Where the purple mullet and goldfish rove,”

filled my childish heart with a profound envy of these happy creatures, which was greatly increased by reading a curious story of Father Faber’s, called “The Melancholy Heart.” In this tale, a little shipwrecked girl is carried to the depths of the ocean, and sees the green sea swinging to and fro because it is so full of joy, and the fishes waving their glistening fins in silent satisfaction, and the oysters opening and shutting their shells in lazy raptures of delight. Afterwards she visits the birds and beasts and insects, and finds amongst them intelligence, industry, patience, ingenuity,—a whole host of admirable qualities,—but nowhere else the sweet contentment of that dumb watery life.

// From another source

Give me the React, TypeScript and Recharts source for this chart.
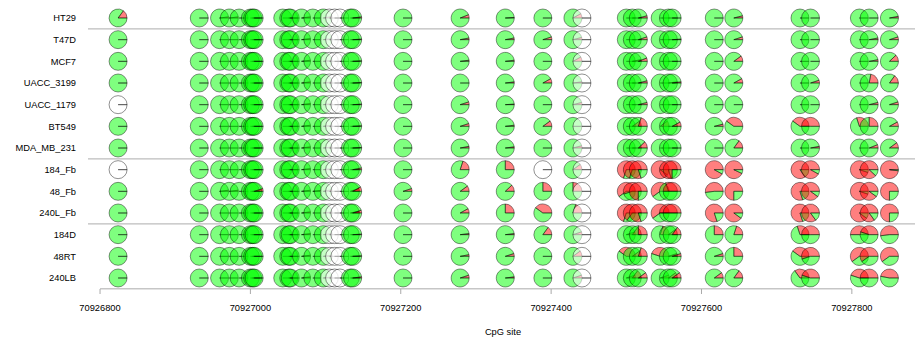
import React from 'react';
import { ScatterChart, Scatter, XAxis, YAxis, ReferenceLine } from 'recharts';

const samples = ['HT29','T47D','MCF7','UACC_3199','UACC_1179','BT549','MDA_MB_231','184_Fb','48_Fb','240L_Fb','184D','48RT','240LB'];

const sites = [
  70926824,
  70926932,70926959,70926972,70926985,70927000,70927003,70927005,
  70927043,70927051,70927053,70927068,70927083,70927097,70927105,70927112,70927119,70927133,70927136,
  70927203,70927279,70927339,70927389,70927429,70927441,
  70927500,70927508,70927516,70927545,70927556,70927561,
  70927617,70927643,
  70927731,70927745,
  70927810,70927823,70927850,
];

const xTicks = [70926800,70927000,70927200,70927400,70927600,70927800];
const separators = [0.5, 6.5, 9.5];

// methylated fraction per CpG site (null = no coverage)
const HT29 = [0.15, 0,0.02,0.02,0,0,0,0, 0,0,0,0.02,0,0.03,null,null,null,0,0.02, 0,0.06,0.01,0,0.08,null, 0,0,0.04,0,0,0, 0,0.04, 0,0, 0,0,0.03];
const T47D = [0, 0,0,0,0,0,0,0, 0,0,0,0.02,0,0.02,null,null,null,0,0.01, 0,0.03,0.03,0.05,0.04,null, 0,0,0.05,0,0,0.01, 0,0.05, 0,0, 0,0.03,0.05];
const MCF7 = [0, 0,0,0,0,0,0,0, 0,0,0,0.02,0,0.02,null,null,null,0,0.01, 0,0.02,0.02,0,0.08,null, 0,0.03,0.06,0,0,0, 0,0.1, 0,0, 0,0.03,0.12];
const UACC_3199 = [0, 0,0,0,0,0,0,0, 0,0,0,0.02,0,0.02,null,null,null,0,0.01, 0,0,0.02,0.08,0.02,null, 0,0,0.04,0,0.02,0.02, 0,0.08, 0,0.05, 0,0.22,0.15];
const UACC_1179 = [null, 0,0,0,0,0,0,0, 0,0,0,0.02,0,0.02,null,null,null,0,0.01, 0,0.05,0.01,0,0.04,null, 0,0,0.04,0,0,0, 0,0, 0,0, 0,0.04,0.05];
const BT549 = [0, 0,0,0,0,0,0,0, 0,0,0,0.02,0,0.02,null,null,null,0,0.01, 0,0.05,0.02,0.1,0,null, 0,0.1,0.2,0.1,0,0.08, 0.04,0.4, 0.4,0.5, 0.3,0.25,0.08];
const MDA_MB_231 = [0, 0,0,0,0,0,0,0, 0,0,0,0.02,0,0.02,null,null,null,0,0.01, 0,0.03,0.02,0,0.04,null, 0,0,0.12,0,0,0, 0,0.15, 0,0.03, 0,0.06,0.1];
const Fb184 = [null, 0,0,0,0,0,0,0, 0,0,0,0.02,0,0.02,null,null,null,0,0.03, 0,0.2,0.25,null,0.1,null, 0.7,0.7,0.8,0.9,0.8,0.75, 0.92,0.93, 0.85,0.92, 0.95,0.88,0.98];
const Fb48 = [0, 0,0.02,0.02,0,0,0,0.05, 0,0,0,0.02,0.02,0.03,null,null,null,0.05,0.08, 0.05,0.1,0.12,0.25,0.25,null, 0.6,0.55,0.75,0.6,0.3,0.5, 0.52,0.75, 0.8,0.9, 0.95,0.9,0.75];
const Fb240L = [0, 0,0,0,0,0,0,0, 0,0,0,0.02,0,0.02,null,null,null,0.03,0.05, 0,0.08,0.25,0.4,0.2,null, 0.7,0.65,0.8,0.6,0.5,0.5, 0.8,0.9, 0.8,0.85, 0.9,0.85,0.75];
const D184 = [0, 0,0,0,0,0,0,0, 0,0,0,0.02,0,0.02,null,null,null,0,0.01, 0,0.02,0.02,0.15,0.05,null, 0.05,0.15,0.25,0.2,0.1,0.15, 0.25,0.2, 0.3,0.5, 0.5,0.45,0.52];
const RT48 = [0, 0,0,0,0,0,0,0, 0,0,0,0.02,0,0.02,null,null,null,0,0.01, 0,0.03,0.05,0,0.1,null, 0.4,0.1,0.2,0.45,0.05,0.05, 0.05,0.25, 0.4,0.55, 0.6,0.6,0.6];
const LB240 = [0, 0,0,0,0,0,0,0, 0,0,0,0.02,0,0.02,null,null,null,0,0.02, 0,0.05,0.02,0,0.05,null, 0.05,0.15,0.1,0.05,0.1,0.1, 0.1,0.15, 0.35,0.45, 0.45,0.5,0.47];

const rows = [HT29,T47D,MCF7,UACC_3199,UACC_1179,BT549,MDA_MB_231,Fb184,Fb48,Fb240L,D184,RT48,LB240];

const data: { x: number; y: number; m: number | null }[] = [];
rows.forEach((vals, ri) => {
  vals.forEach((m, si) => data.push({ x: sites[si], y: ri, m }));
});

const FONT = '"Liberation Sans", Arial, sans-serif';
const R = 9;
const STROKE = 'rgba(0,0,0,0.62)';
const SW = 0.7;

const pt = (cx: number, cy: number, a: number) => [cx + R * Math.cos(a), cy - R * Math.sin(a)];

const slicePath = (cx: number, cy: number, a0: number, a1: number) => {
  const [x0, y0] = pt(cx, cy, a0);
  const [x1, y1] = pt(cx, cy, a1);
  const large = a1 - a0 > Math.PI ? 1 : 0;
  return `M${cx},${cy}L${x0},${y0}A${R},${R} 0 ${large} 0 ${x1},${y1}Z`;
};

const fullPath = (cx: number, cy: number) =>
  `M${cx},${cy}L${cx + R},${cy}A${R},${R} 0 1 0 ${cx - R},${cy}A${R},${R} 0 1 0 ${cx + R},${cy}Z`;

const PieShape = (props: any) => {
  const { cx, cy, payload } = props;
  if (cx == null || cy == null) return null;
  const m = payload.m;
  if (m === null || m === undefined) {
    return <path d={fullPath(cx, cy)} fill="#ffffff" fillOpacity={0.55} stroke={STROKE} strokeWidth={SW} />;
  }
  if (m <= 0) {
    return <path d={fullPath(cx, cy)} fill="#00ff00" fillOpacity={0.5} stroke={STROKE} strokeWidth={SW} />;
  }
  if (m >= 1) {
    return <path d={fullPath(cx, cy)} fill="#ff0000" fillOpacity={0.5} stroke={STROKE} strokeWidth={SW} />;
  }
  const a = m * 2 * Math.PI;
  return (
    <g>
      <path d={slicePath(cx, cy, 0, a)} fill="#ff0000" fillOpacity={0.5} stroke={STROKE} strokeWidth={SW} />
      <path d={slicePath(cx, cy, a, 2 * Math.PI)} fill="#00ff00" fillOpacity={0.5} stroke={STROKE} strokeWidth={SW} />
    </g>
  );
};

const XTick = (p: any) => (
  <g>
    <line x1={p.x} x2={p.x} y1={289} y2={294} stroke="#aaaaaa" strokeWidth={1} />
    <text x={p.x} y={310.5} textAnchor="middle" fontSize={9.3} fontFamily={FONT} fill="#000">{p.payload.value}</text>
  </g>
);

const YTick = (p: any) => (
  <text x={76} y={p.y + 3.3} textAnchor="end" fontSize={9.3} fontFamily={FONT} fill="#000">
    {samples[p.payload.value]}
  </text>
);

export default function App() {
  return (
    <div style={{ position: 'absolute', left: 0, top: 0, width: 915, height: 337, background: '#fff' }}>
      <ScatterChart width={915} height={337} margin={{ top: 7.17, right: 3, left: 0, bottom: 0 }}>
        <XAxis
          type="number"
          dataKey="x"
          domain={[70926780, 70927880]}
          ticks={xTicks}
          axisLine={false}
          tickLine={false}
          tick={<XTick />}
          height={48.17}
          interval={0}
          label={(lp: any) => (
            <text x={503} y={334.5} textAnchor="middle" fontSize={9.3} fontFamily={FONT} fill="#000">CpG site</text>
          )}
        />
        <YAxis
          type="number"
          dataKey="y"
          domain={[-0.5, 12.5]}
          reversed
          ticks={[0,1,2,3,4,5,6,7,8,9,10,11,12]}
          interval={0}
          axisLine={false}
          tickLine={false}
          width={85}
          tick={<YTick />}
        />
        {separators.map((s) => (
          <ReferenceLine
            key={s}
            ifOverflow="visible"
            segment={[{ x: 70926784, y: s }, { x: 70927884, y: s }]}
            stroke="#bdbdbd"
            strokeWidth={1.2}
          />
        ))}
        <ReferenceLine
          ifOverflow="visible"
          segment={[{ x: 70926800, y: 12.5 }, { x: 70927800, y: 12.5 }]}
          stroke="#aaaaaa"
          strokeWidth={1}
        />
        <Scatter data={data} shape={PieShape} isAnimationActive={false} />
      </ScatterChart>
    </div>
  );
}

So universal is this fallible sentiment that even Leopardi, while assigning to all created things their full share of pain, reluctantly admits that the passive serenity of the less vivacious creatures of the sea—starfish and their numerous brothers and sisters—is the nearest possible approach to an utterly impossible happiness. And indeed it is difficult to look at a sea-urchin slowly moving its countless spines in the clear shallow water without thinking that here, at least, is an existence equally free from excitability and from ennui; here is a state of being sufficient for itself, and embracing all the enjoyment it can hold. The other side of the story is presented when we discover the little prickly cup lying empty and dry on the peak of a neighboring rock, and know that a crow’s sharp beak has relentlessly dug the poor urchin from its comfortable cradle, and ended its slumbrous felicity. Yet the sudden cessation of life has nothing whatever to do with its reasonable contentment. The question is, not how soon is it over, or how does it come to an end, but is it worth living while it lasts? Moreover, the chances of death make the sweetness of self-preservation; and this is precisely the sentiment which Leigh Hunt has so admirably embodied in those lines—the finest, I think, he ever wrote—where the fish pleads for its own pleasant and satisfactory existence:—

“A cold, sweet, silver life, wrapped in round waves,

Quickened with touches of transporting fear.”